How to fight spam in a wiki?

On Friday, having to wait for a librarian to fetch the old articles I wanted to read, I spent a few minutes removing spam from the AEL wiki. This form of spam is very easy to spot because it’s always the same : <small> HTML tags enclosing 30 links and the text linking to these sites have well-known spam, adult-oriented words in it (see the end of MsSecurity page where I didn’t had time to remove spam).

After the librarian gave me my articles, I went back to my lab, thinking of a possible solution … This kind of spam is constant.
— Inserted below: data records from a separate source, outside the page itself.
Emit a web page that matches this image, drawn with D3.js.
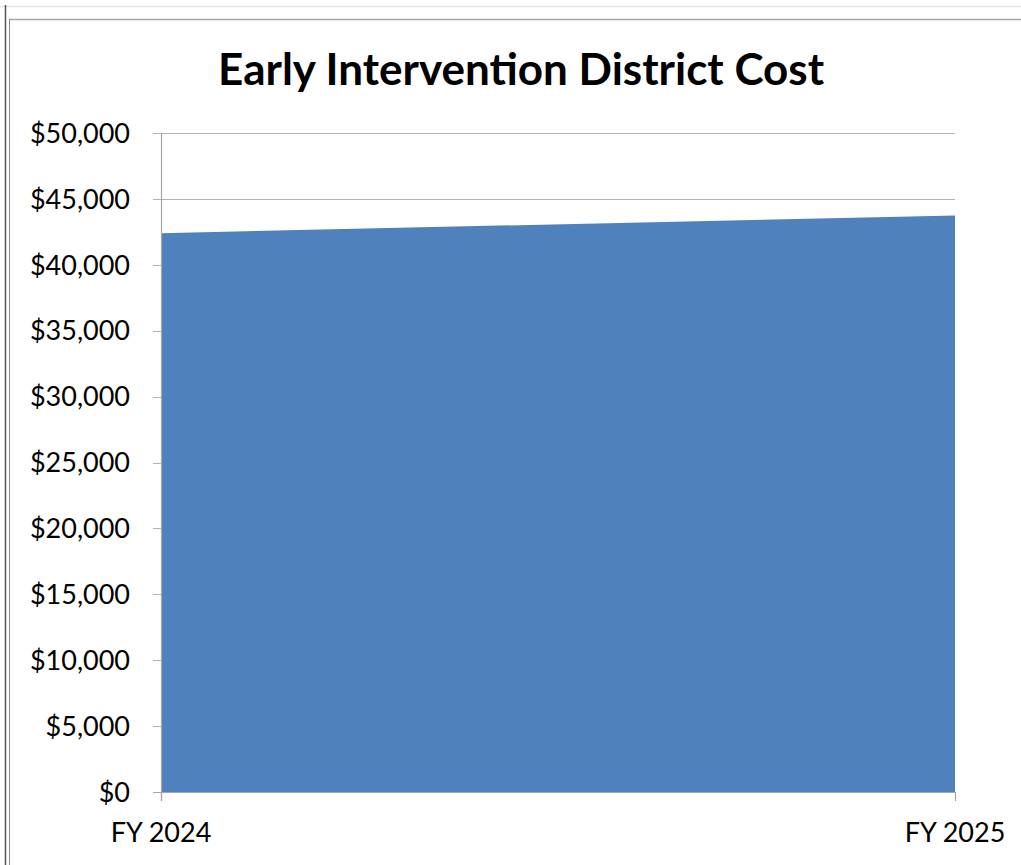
<!DOCTYPE html>
<html><head><meta charset="utf-8">
<script src="https://cdn.jsdelivr.net/npm/d3@7"></script>
<style>body{margin:0;background:#fff;}svg{display:block;}</style>
</head><body>
<svg id="c" width="1021" height="865"></svg>
<script>
const categories = ["FY 2024", "FY 2025"];
const costs = [42400, 43750];
const yTicks = [0, 5000, 10000, 15000, 20000, 25000, 30000, 35000, 40000, 45000, 50000];
const title = "Early Intervention District Cost";

(function(){
const svg = d3.select("#c");
const font = "Lato, 'Open Sans', sans-serif";

// frame lines
svg.append("line").attr("x1",0).attr("x2",1021).attr("y1",6.5).attr("y2",6.5).attr("stroke","#e6e6e6").attr("stroke-width",1.5);
svg.append("line").attr("x1",9).attr("x2",1021).attr("y1",19.5).attr("y2",19.5).attr("stroke","#a6a6a6").attr("stroke-width",1.5);
svg.append("line").attr("x1",5.5).attr("x2",5.5).attr("y1",5).attr("y2",865).attr("stroke","#555").attr("stroke-width",1.5);
svg.append("line").attr("x1",9.5).attr("x2",9.5).attr("y1",19).attr("y2",865).attr("stroke","#8a8a8a").attr("stroke-width",1);

const pl = 161, pr = 955, pt = 133, pb = 792;
const x = d3.scalePoint().domain(categories).range([pl, pr]);
const y = d3.scaleLinear().domain([0, 50000]).range([pb, pt]);

// gridlines
svg.append("g").selectAll("line").data(yTicks.filter(d=>d>0)).join("line")
  .attr("x1", pl - 8).attr("x2", pr)
  .attr("y1", d=>Math.round(y(d))+0.5).attr("y2", d=>Math.round(y(d))+0.5)
  .attr("stroke","#b3b3b3").attr("stroke-width",1.2);

// area
const area = d3.area().x((d,i)=>x(categories[i])).y0(y(0)).y1(d=>y(d));
svg.append("path").datum(costs).attr("d", area).attr("fill","#4f81bd");

// y axis line
svg.append("line").attr("x1",pl+0.5).attr("x2",pl+0.5).attr("y1",pt).attr("y2",pb+9).attr("stroke","#a6a6a6").attr("stroke-width",1.2);
// x axis line
svg.append("line").attr("x1",pl-8).attr("x2",pr).attr("y1",pb+0.5).attr("y2",pb+0.5).attr("stroke","#a6a6a6").attr("stroke-width",1.2);
// x ticks
svg.append("g").selectAll("line").data(categories).join("line")
  .attr("x1", d=>x(d)+0.5).attr("x2", d=>x(d)+0.5).attr("y1",pb).attr("y2",pb+9)
  .attr("stroke","#a6a6a6").attr("stroke-width",1.2);

// y labels
svg.append("g").selectAll("text").data(yTicks).join("text")
  .attr("x", 130).attr("y", d=>y(d)).attr("dy","0.36em")
  .attr("text-anchor","end").attr("font-family",font).attr("font-size",27)
  .attr("fill","#000").text(d=>"$"+d3.format(",")(d));

// x labels
svg.append("g").selectAll("text").data(categories).join("text")
  .attr("x", d=>x(d)).attr("y", 842)
  .attr("text-anchor","middle").attr("font-family",font).attr("font-size",27)
  .attr("fill","#000").text(d=>d);

// title
svg.append("text").attr("x",521).attr("y",85).attr("text-anchor","middle")
  .attr("font-family",font).attr("font-weight","bold").attr("font-size",44)
  .attr("fill","#000").text(title);
})();
</script>
</body></html>
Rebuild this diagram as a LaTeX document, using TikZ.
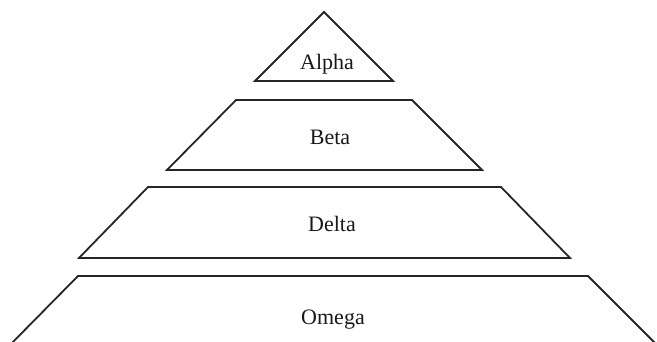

Why not writing a simple software bot that will fetch each and every page on a wiki, check if there is some litigious content in it and then going to the next page or cleaning the content. This bot wouldn’t prevent spam but can act quickly after spam (e.g. if you launch it every hour/day/week with cron).

This afternoon, I thought I could not be the only one trying to find ways to fight spam on wiki. Indeed, fighting wiki spam already has a verb, “to chongq” (although it also includes retaliation), a Wikipedia page (event two) and many other dedicated pages.

Basically, there is three types of behaviour to fight spam: wiki-specific methods, general http/web methods and manual actions.

  1. Wiki-specific methods are add-ons to your wiki system that help prevent spammer to modify your wiki. For example, Wikimedia has its anti-spam features and a Spam blacklist extension, TWiki has a Black List plugin, etc. Once set up, you generally do not need to care about them (except to see if they are properly working, to update them, etc.).
  2. General http/web methods use general web mechanisms and/or special features independent from the wiki software you use. These systems are also automated, like Bad Behaviour, use of CAPTCHA images, use of the “rel=nofollow” attribute in link tags, etc.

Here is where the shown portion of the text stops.